TASK OBJECTIVE:
Begin with the first line below and retype each line exactly through the line containing "import plotly.graph_objects as go". Any pictures are to be left out.

INFORMATION SUPPLIED:
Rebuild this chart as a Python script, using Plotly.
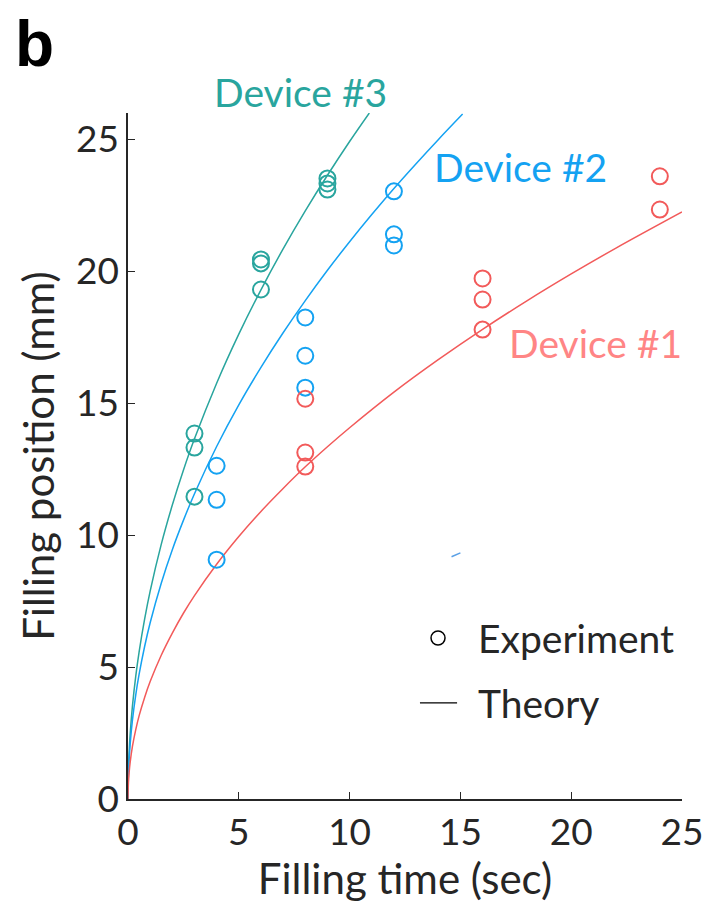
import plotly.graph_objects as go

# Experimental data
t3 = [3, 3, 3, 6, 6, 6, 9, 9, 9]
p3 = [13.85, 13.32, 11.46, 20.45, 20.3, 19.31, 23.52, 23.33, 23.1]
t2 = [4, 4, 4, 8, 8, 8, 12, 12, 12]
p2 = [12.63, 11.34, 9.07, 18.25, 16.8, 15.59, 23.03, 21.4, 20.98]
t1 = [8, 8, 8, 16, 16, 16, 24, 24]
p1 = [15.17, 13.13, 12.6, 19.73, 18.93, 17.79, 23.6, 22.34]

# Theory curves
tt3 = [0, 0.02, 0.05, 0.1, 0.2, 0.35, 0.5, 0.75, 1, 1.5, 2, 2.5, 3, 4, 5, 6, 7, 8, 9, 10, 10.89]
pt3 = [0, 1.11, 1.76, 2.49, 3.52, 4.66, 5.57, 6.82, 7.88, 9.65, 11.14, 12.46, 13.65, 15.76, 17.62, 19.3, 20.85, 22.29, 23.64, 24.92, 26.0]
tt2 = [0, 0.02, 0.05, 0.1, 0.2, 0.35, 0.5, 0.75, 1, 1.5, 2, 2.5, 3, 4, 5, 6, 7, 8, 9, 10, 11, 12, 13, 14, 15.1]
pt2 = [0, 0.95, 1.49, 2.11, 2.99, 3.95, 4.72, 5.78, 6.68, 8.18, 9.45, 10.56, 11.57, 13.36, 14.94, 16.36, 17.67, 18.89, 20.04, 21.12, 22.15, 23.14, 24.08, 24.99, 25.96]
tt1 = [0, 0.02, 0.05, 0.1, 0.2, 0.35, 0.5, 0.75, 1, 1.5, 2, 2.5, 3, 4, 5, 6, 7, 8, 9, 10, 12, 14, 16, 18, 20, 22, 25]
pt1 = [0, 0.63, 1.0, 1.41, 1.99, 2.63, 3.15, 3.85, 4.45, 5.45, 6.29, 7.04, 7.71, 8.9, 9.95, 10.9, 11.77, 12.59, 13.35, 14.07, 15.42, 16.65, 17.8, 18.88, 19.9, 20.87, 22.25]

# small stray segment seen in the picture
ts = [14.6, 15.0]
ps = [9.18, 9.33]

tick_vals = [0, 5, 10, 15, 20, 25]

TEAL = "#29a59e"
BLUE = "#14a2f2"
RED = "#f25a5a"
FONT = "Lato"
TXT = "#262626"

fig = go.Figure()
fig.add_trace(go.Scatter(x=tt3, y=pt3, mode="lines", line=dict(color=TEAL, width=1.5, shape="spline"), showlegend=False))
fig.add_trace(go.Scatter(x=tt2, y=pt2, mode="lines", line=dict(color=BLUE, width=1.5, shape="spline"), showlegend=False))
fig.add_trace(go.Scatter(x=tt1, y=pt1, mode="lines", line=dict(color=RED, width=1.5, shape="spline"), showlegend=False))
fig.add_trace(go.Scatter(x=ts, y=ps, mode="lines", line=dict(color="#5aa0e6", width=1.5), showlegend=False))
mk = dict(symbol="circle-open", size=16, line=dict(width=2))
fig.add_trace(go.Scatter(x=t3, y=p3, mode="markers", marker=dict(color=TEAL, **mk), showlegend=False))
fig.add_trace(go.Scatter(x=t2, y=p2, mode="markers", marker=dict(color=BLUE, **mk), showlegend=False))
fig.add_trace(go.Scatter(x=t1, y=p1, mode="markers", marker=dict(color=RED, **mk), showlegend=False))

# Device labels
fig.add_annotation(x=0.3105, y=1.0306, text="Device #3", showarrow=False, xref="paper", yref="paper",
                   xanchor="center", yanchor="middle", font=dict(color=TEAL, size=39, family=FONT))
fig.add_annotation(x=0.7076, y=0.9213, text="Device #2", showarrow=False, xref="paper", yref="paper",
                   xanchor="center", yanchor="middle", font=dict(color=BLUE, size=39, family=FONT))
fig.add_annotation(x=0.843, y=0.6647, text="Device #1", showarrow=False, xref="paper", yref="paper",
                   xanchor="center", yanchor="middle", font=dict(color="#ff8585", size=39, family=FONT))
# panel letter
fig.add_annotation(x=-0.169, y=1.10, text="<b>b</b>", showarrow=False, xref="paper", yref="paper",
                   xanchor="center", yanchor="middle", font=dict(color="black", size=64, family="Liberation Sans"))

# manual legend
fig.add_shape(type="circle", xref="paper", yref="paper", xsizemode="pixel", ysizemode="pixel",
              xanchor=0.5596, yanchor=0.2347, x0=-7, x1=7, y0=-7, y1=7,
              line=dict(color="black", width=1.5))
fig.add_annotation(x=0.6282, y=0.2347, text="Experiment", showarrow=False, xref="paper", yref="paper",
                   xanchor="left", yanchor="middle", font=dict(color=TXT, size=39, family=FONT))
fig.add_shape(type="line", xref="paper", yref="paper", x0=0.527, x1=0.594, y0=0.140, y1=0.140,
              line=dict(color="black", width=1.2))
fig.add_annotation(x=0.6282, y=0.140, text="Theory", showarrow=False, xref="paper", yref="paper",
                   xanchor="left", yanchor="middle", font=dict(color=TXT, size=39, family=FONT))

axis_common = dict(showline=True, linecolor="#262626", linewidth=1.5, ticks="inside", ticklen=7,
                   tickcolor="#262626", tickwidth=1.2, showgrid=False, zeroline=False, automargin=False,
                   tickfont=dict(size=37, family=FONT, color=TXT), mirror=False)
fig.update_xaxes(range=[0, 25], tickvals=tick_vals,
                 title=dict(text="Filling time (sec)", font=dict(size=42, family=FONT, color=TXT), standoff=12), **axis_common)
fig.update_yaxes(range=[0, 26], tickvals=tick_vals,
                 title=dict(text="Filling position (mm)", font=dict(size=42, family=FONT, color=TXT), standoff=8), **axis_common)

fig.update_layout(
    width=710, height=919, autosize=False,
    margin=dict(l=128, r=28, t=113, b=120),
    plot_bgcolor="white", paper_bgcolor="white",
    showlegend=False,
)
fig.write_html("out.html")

WRITTEN ANSWER:
Rebuild this chart as a Python script, using Plotly.
import plotly.graph_objects as go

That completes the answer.